* Begin *

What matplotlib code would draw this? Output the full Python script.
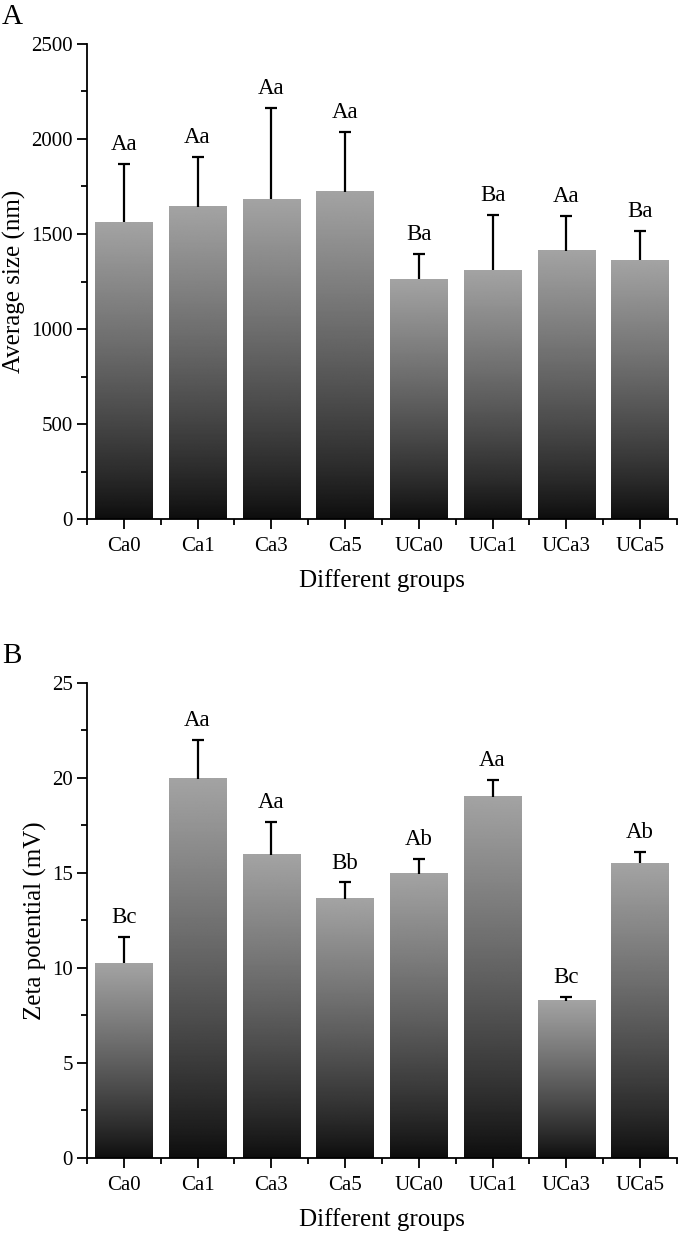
import numpy as np
import matplotlib
matplotlib.use("Agg")
import matplotlib.pyplot as plt
from matplotlib.ticker import MultipleLocator, FixedLocator

plt.rcParams['font.family'] = ['Liberation Serif', 'DejaVu Serif']

groups = ['Ca0', 'Ca1', 'Ca3', 'Ca5', 'UCa0', 'UCa1', 'UCa3', 'UCa5']

size_mean = [1563, 1642, 1684, 1721, 1263, 1310, 1411, 1363]
size_err = [305, 263, 480, 316, 132, 290, 184, 153]
size_letters = ['Aa', 'Aa', 'Aa', 'Aa', 'Ba', 'Ba', 'Aa', 'Ba']

zeta_mean = [10.26, 19.95, 15.95, 13.65, 14.95, 19.0, 8.28, 15.5]
zeta_err = [1.38, 2.05, 1.75, 0.85, 0.8, 0.9, 0.2, 0.6]
zeta_letters = ['Bc', 'Aa', 'Aa', 'Bb', 'Ab', 'Aa', 'Bc', 'Ab']

BAR_W = 0.78
TOP_GRAY = 0.64
BOTTOM_GRAY = 0.05


def gradient_bars(ax, means, errs, letters, ymax, major, minor, ylabel):
    x = np.arange(len(means))
    # invisible bars so the axes know about them
    ax.bar(x, means, width=BAR_W, color='none', edgecolor='none')
    t = np.linspace(0, 1, 256).reshape(-1, 1)
    grad = BOTTOM_GRAY + (TOP_GRAY - BOTTOM_GRAY) * t ** 0.85
    for xi, h in zip(x, means):
        ax.imshow(grad, cmap='gray', vmin=0, vmax=1, origin='lower',
                  extent=[xi - BAR_W / 2, xi + BAR_W / 2, 0, h],
                  aspect='auto', interpolation='bilinear', zorder=2)
    means = np.array(means)
    errs = np.array(errs)
    ax.errorbar(x, means, yerr=[np.zeros_like(errs), errs], fmt='none',
                ecolor='black', elinewidth=1.6, capsize=0, zorder=3)
    ax.plot(x, means + errs, ls='none', marker='_', markersize=9,
            mew=1.6, color='black', zorder=3)
    for xi, top, lab in zip(x, means + errs, letters):
        ax.annotate(lab, (xi, top), xytext=(0, 10), textcoords='offset points',
                    ha='center', va='baseline', fontsize=16.5)

    ax.set_xlim(-0.5, len(means) - 0.5)
    ax.set_ylim(0, ymax)
    ax.yaxis.set_major_locator(MultipleLocator(major))
    ax.yaxis.set_minor_locator(MultipleLocator(minor))
    ax.set_xticks(x)
    ax.set_xticklabels(groups)
    ax.xaxis.set_minor_locator(FixedLocator(np.arange(-0.5, len(means), 1.0)))
    for s in ['top', 'right']:
        ax.spines[s].set_visible(False)
    for s in ['left', 'bottom']:
        ax.spines[s].set_linewidth(1.3)
    ax.tick_params(which='major', direction='out', length=7, width=1.3,
                   labelsize=15, pad=3)
    ax.tick_params(which='minor', direction='out', length=4, width=1.3)
    ax.tick_params(axis='x', which='major', pad=6)
    ax.set_xlabel('Different groups', fontsize=18, labelpad=9)
    ax.set_ylabel(ylabel, fontsize=18, labelpad=4)


fig = plt.figure(figsize=(6.79, 12.39), dpi=100)
ax1 = fig.add_axes([0.128, 0.5811, 0.869, 0.3834])
ax2 = fig.add_axes([0.128, 0.0654, 0.869, 0.3834])

gradient_bars(ax1, size_mean, size_err, size_letters, 2500, 500, 250,
              'Average size (nm)')
gradient_bars(ax2, zeta_mean, zeta_err, zeta_letters, 25, 5, 2.5,
              'Zeta potential (mV)')

fig.text(0.003, 0.997, 'A', fontsize=21, va='top', ha='left')
fig.text(0.003, 0.481, 'B', fontsize=21, va='top', ha='left')

fig.savefig('out.png', dpi=100)
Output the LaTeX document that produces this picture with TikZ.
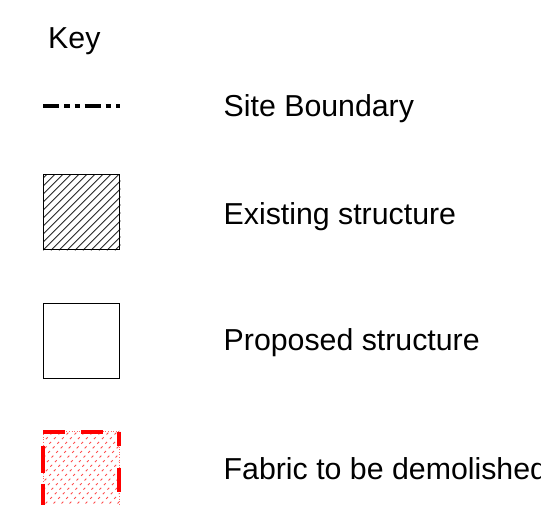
\documentclass[tikz,border=0pt]{standalone}
\usepackage{fontspec}
\setmainfont{Liberation Sans}
\usetikzlibrary{calc}
\begin{document}
\begin{tikzpicture}[x=1pt,y=-1pt,
  lbl/.style={anchor=base west,inner sep=0pt,font=\fontsize{30.3}{32}\selectfont},
  keybox/.style={draw=black,line width=1.3pt,minimum width=76pt,minimum height=75pt,inner sep=0pt,anchor=north west},
  hatchline/.style={line width=0.9pt,black!85},
  redhatch/.style={line width=1pt,red!70,dash pattern=on 2.5pt off 4pt},
  redborder/.style={line width=4pt,red}]
\useasboundingbox (0,0) rectangle (541,504);
\clip (0,0) rectangle (541,504);
% labels
\node[lbl] (key) at (48,48) {Key};
\node[lbl] (sb) at (223.5,116) {Site Boundary};
\node[lbl] (ex) at (223.5,224) {Existing structure};
\node[lbl] (pr) at (223.5,350) {Proposed structure};
\node[lbl] (fa) at (223.5,479) {Fabric to be demolished};
% site boundary sample
\coordinate (sbA) at (43,106);
\coordinate (sbB) at (119.5,106);
\draw[line width=4.2pt,dash pattern=on 16pt off 5pt on 5.5pt off 5pt on 5.5pt off 4.5pt] (sbA) -- (sbB);
% existing structure
\node[keybox] (exbox) at (43,174) {};
\begin{scope}
\clip (exbox.south west) rectangle (exbox.north east);
\foreach \i in {-80,-72,...,80}{
  \draw[hatchline] ([xshift=\i pt]exbox.south west) -- ++(80,-80);
}
\end{scope}
\node[keybox] at (43,174) {};
% proposed structure
\node[keybox] (prbox) at (43,302.5) {};
% fabric to be demolished
\coordinate (faTL) at (43,431.5);
\coordinate (faTR) at (119,431.5);
\coordinate (faBL) at (43,520);
\coordinate (faBR) at (119,520);
\begin{scope}
\clip (faTL) rectangle (faBR);
\foreach \i in {-90,-82,...,80}{
  \draw[redhatch] ($(faBL)+(\i,-12)$) -- ++(100,-100);
}
\end{scope}
\draw[line width=0.6pt,red!60,dotted] (faTL) -- (faTR) -- (faBR) (faTL) -- (faBL);
\draw[redborder,dash pattern=on 22pt off 16pt] (faTL) -- (faTR);
\draw[redborder,dash pattern=on 14pt off 22pt on 24pt off 14pt] (faTR) -- (faBR);
\draw[redborder,dash pattern=on 0pt off 14pt on 27pt off 11pt on 27pt off 11pt] (faTL) -- (faBL);
\end{tikzpicture}
\end{document}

* End *

◆ **What is being asked**
Beginning with the line that holds "Output the LaTeX", output each line to the end of the material above, exactly, omitting the pictures.

◆ **Written solution**
Output the LaTeX document that produces this picture with TikZ.
\documentclass[tikz,border=0pt]{standalone}
\usepackage{fontspec}
\setmainfont{Liberation Sans}
\usetikzlibrary{calc}
\begin{document}
\begin{tikzpicture}[x=1pt,y=-1pt,
  lbl/.style={anchor=base west,inner sep=0pt,font=\fontsize{30.3}{32}\selectfont},
  keybox/.style={draw=black,line width=1.3pt,minimum width=76pt,minimum height=75pt,inner sep=0pt,anchor=north west},
  hatchline/.style={line width=0.9pt,black!85},
  redhatch/.style={line width=1pt,red!70,dash pattern=on 2.5pt off 4pt},
  redborder/.style={line width=4pt,red}]
\useasboundingbox (0,0) rectangle (541,504);
\clip (0,0) rectangle (541,504);
% labels
\node[lbl] (key) at (48,48) {Key};
\node[lbl] (sb) at (223.5,116) {Site Boundary};
\node[lbl] (ex) at (223.5,224) {Existing structure};
\node[lbl] (pr) at (223.5,350) {Proposed structure};
\node[lbl] (fa) at (223.5,479) {Fabric to be demolished};
% site boundary sample
\coordinate (sbA) at (43,106);
\coordinate (sbB) at (119.5,106);
\draw[line width=4.2pt,dash pattern=on 16pt off 5pt on 5.5pt off 5pt on 5.5pt off 4.5pt] (sbA) -- (sbB);
% existing structure
\node[keybox] (exbox) at (43,174) {};
\begin{scope}
\clip (exbox.south west) rectangle (exbox.north east);
\foreach \i in {-80,-72,...,80}{
  \draw[hatchline] ([xshift=\i pt]exbox.south west) -- ++(80,-80);
}
\end{scope}
\node[keybox] at (43,174) {};
% proposed structure
\node[keybox] (prbox) at (43,302.5) {};
% fabric to be demolished
\coordinate (faTL) at (43,431.5);
\coordinate (faTR) at (119,431.5);
\coordinate (faBL) at (43,520);
\coordinate (faBR) at (119,520);
\begin{scope}
\clip (faTL) rectangle (faBR);
\foreach \i in {-90,-82,...,80}{
  \draw[redhatch] ($(faBL)+(\i,-12)$) -- ++(100,-100);
}
\end{scope}
\draw[line width=0.6pt,red!60,dotted] (faTL) -- (faTR) -- (faBR) (faTL) -- (faBL);
\draw[redborder,dash pattern=on 22pt off 16pt] (faTL) -- (faTR);
\draw[redborder,dash pattern=on 14pt off 22pt on 24pt off 14pt] (faTR) -- (faBR);
\draw[redborder,dash pattern=on 0pt off 14pt on 27pt off 11pt on 27pt off 11pt] (faTL) -- (faBL);
\end{tikzpicture}
\end{document}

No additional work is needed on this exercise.